== SUPPLIED INFORMATION ==
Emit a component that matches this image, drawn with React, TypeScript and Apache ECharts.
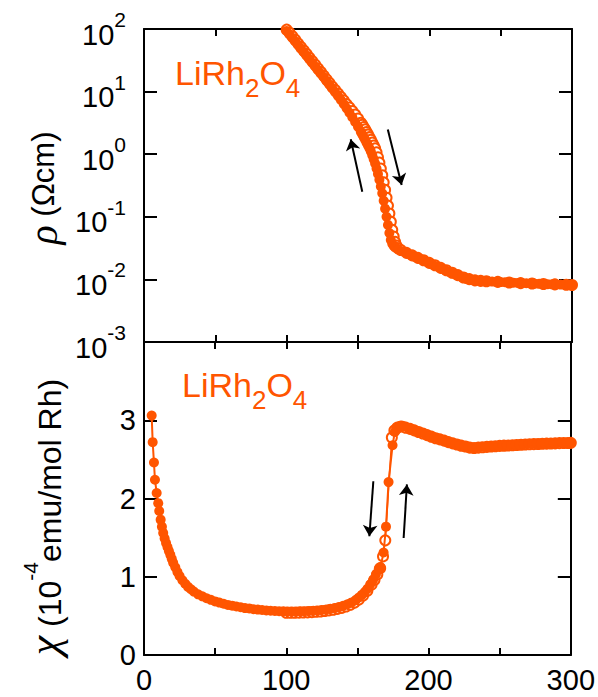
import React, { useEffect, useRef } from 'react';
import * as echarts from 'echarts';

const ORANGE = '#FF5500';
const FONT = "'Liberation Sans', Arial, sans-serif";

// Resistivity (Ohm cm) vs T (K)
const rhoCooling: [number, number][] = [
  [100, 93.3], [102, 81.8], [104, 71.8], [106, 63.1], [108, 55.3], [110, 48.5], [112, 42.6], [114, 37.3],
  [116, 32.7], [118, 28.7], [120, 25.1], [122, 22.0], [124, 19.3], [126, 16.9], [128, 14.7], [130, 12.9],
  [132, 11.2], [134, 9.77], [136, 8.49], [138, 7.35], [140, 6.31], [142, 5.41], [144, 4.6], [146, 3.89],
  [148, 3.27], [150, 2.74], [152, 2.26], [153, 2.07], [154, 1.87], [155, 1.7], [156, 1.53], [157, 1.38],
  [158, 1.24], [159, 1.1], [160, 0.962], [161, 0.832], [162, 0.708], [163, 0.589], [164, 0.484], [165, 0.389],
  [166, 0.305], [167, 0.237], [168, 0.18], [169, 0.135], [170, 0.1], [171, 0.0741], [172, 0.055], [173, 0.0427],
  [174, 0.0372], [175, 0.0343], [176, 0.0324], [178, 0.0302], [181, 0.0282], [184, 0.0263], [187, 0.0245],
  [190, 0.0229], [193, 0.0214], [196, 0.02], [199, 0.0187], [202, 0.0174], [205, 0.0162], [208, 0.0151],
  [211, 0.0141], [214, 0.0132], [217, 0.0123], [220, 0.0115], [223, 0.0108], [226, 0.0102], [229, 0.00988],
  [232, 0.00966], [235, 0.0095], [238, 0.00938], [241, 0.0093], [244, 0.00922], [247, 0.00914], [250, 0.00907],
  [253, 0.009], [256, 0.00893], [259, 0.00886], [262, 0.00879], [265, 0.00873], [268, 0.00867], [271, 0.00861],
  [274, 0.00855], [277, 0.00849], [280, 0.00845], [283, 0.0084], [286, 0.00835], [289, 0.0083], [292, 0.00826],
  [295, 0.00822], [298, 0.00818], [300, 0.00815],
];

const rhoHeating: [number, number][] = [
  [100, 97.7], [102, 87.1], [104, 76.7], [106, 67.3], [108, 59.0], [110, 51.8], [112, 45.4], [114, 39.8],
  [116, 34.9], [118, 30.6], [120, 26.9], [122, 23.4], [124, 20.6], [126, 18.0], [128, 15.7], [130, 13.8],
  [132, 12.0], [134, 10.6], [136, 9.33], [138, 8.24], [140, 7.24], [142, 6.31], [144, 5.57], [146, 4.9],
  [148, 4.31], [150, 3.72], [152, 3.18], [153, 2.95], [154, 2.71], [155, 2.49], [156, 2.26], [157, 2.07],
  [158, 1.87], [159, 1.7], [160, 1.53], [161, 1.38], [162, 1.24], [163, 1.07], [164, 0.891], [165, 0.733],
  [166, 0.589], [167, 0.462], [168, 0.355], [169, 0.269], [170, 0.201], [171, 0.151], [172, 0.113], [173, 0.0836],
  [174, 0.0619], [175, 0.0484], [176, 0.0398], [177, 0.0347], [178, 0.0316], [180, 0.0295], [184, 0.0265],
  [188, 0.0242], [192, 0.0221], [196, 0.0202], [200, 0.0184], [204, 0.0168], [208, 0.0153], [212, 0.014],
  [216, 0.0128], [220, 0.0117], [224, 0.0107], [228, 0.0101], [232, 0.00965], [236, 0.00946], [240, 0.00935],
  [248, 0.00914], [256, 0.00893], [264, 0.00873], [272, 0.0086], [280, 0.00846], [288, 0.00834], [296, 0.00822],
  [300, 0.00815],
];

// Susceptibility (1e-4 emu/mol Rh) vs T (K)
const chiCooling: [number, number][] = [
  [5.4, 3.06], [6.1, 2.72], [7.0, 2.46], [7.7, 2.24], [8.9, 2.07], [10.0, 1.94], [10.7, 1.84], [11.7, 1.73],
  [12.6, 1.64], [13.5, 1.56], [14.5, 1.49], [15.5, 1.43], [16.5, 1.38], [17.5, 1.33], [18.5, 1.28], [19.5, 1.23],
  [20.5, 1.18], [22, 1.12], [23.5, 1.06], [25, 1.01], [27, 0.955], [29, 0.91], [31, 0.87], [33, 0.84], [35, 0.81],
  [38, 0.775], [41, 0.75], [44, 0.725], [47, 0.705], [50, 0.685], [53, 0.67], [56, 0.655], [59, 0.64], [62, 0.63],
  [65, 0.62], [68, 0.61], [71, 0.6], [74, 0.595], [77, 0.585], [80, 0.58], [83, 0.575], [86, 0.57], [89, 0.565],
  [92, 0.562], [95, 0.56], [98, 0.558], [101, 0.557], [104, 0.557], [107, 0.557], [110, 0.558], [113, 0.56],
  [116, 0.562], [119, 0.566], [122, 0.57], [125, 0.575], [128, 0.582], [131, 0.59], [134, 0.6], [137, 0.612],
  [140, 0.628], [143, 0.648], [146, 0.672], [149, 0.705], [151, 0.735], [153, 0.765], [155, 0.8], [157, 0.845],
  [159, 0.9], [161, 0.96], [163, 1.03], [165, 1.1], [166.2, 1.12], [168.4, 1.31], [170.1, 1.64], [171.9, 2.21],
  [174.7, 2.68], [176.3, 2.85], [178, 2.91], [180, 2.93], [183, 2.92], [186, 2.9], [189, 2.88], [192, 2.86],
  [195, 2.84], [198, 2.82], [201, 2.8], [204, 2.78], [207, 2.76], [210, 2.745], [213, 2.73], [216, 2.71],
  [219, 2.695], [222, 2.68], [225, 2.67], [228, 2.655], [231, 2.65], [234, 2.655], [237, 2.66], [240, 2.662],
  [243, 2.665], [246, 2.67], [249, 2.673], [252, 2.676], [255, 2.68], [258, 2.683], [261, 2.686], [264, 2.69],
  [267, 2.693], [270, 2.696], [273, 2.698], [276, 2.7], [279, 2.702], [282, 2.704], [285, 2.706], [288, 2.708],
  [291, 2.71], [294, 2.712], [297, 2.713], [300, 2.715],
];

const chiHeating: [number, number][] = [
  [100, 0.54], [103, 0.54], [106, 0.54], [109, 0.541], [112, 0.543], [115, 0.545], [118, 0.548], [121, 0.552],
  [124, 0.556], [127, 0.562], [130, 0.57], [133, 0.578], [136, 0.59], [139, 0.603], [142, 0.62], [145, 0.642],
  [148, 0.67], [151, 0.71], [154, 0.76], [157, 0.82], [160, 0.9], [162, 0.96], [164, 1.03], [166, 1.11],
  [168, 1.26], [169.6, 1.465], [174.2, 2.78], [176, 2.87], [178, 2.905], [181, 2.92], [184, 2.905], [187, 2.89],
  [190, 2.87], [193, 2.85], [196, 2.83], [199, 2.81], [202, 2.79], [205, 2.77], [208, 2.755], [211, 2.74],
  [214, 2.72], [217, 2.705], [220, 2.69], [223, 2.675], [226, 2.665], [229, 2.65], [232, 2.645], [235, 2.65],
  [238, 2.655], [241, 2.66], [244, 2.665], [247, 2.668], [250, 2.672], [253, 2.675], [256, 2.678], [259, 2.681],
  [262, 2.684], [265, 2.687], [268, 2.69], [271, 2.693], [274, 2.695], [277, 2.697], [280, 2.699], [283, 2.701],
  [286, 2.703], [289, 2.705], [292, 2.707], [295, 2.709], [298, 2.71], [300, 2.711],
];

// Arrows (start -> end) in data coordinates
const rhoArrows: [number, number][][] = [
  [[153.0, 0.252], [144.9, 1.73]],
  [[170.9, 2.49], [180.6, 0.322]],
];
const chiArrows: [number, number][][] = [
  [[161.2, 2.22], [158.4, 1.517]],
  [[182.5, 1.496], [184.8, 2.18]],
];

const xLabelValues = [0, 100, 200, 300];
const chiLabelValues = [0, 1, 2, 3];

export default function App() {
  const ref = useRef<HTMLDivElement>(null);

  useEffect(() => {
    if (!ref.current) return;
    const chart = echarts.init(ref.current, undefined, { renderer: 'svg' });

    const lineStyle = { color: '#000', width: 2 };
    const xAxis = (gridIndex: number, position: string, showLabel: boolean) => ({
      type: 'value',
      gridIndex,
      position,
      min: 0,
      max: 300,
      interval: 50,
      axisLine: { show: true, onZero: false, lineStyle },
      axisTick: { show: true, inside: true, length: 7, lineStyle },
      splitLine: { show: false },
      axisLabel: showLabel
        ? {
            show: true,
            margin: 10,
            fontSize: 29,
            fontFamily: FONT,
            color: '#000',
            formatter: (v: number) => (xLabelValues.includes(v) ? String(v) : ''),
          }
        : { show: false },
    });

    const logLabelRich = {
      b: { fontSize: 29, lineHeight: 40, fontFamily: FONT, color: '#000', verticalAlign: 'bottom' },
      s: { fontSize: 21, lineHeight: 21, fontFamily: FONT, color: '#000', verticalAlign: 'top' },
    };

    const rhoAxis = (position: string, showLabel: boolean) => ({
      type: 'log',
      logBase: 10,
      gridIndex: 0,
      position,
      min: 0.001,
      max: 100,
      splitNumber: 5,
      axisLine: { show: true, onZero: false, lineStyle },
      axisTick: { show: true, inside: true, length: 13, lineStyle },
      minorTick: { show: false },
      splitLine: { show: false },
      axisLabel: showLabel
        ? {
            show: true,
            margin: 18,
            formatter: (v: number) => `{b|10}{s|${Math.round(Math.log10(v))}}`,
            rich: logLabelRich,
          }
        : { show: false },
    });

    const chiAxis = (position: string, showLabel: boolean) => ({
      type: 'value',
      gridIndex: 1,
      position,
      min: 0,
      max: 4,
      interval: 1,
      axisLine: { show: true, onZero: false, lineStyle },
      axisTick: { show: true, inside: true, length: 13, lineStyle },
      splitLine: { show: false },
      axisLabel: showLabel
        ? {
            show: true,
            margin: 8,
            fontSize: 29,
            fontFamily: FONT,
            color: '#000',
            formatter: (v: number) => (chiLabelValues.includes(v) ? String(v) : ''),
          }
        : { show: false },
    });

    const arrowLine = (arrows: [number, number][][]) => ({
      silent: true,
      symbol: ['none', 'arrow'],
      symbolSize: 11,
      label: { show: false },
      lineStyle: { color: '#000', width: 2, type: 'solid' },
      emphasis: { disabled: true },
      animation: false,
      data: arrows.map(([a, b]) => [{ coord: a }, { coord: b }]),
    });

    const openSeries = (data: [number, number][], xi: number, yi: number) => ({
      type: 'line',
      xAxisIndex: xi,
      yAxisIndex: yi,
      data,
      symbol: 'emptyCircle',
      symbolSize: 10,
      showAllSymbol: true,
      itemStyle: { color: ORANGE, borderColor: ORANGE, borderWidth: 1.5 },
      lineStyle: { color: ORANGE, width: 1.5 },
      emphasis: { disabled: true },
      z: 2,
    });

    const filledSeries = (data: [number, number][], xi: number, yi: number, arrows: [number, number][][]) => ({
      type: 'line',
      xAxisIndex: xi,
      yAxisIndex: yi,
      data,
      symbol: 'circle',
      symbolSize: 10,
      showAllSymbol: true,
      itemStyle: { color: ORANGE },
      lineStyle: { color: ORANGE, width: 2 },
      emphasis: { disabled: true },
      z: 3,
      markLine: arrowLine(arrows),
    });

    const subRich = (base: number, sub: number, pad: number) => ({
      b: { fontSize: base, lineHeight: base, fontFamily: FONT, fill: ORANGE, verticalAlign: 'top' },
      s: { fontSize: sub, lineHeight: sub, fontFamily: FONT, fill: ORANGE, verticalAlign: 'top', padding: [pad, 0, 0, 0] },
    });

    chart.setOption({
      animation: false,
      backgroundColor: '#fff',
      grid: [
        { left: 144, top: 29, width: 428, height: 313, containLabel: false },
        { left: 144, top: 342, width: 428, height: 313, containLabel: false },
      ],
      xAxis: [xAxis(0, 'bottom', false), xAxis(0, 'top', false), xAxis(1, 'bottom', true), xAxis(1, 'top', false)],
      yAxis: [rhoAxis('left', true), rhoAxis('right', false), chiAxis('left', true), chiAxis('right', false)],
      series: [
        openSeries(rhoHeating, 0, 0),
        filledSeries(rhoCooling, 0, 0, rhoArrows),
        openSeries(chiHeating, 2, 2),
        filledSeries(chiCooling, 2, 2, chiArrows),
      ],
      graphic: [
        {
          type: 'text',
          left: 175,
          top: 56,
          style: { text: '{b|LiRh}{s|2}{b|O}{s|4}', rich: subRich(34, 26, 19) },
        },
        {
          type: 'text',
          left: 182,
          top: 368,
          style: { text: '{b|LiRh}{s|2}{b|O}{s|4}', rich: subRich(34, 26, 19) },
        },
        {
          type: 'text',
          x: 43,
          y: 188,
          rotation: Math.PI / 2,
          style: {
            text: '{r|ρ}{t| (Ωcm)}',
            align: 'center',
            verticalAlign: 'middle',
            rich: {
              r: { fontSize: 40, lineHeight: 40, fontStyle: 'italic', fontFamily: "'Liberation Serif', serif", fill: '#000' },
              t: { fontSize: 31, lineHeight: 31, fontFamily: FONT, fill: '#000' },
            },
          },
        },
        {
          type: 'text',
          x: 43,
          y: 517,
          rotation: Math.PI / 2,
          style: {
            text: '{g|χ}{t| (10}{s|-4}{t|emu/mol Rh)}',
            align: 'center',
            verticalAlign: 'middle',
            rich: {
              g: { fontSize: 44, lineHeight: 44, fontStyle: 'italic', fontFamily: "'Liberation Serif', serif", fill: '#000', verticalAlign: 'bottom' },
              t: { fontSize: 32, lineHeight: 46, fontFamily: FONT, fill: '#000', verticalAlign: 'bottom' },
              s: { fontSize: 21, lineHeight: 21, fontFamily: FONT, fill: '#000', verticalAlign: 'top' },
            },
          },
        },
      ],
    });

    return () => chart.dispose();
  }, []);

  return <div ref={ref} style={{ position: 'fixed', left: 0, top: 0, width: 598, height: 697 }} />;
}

== SHORT PROBLEM ==
Check each line above for the string "React" and show the ones that have it.

== CORRECT OUTPUT ==
Emit a component that matches this image, drawn with React, TypeScript and Apache ECharts.
import React, { useEffect, useRef } from 'react';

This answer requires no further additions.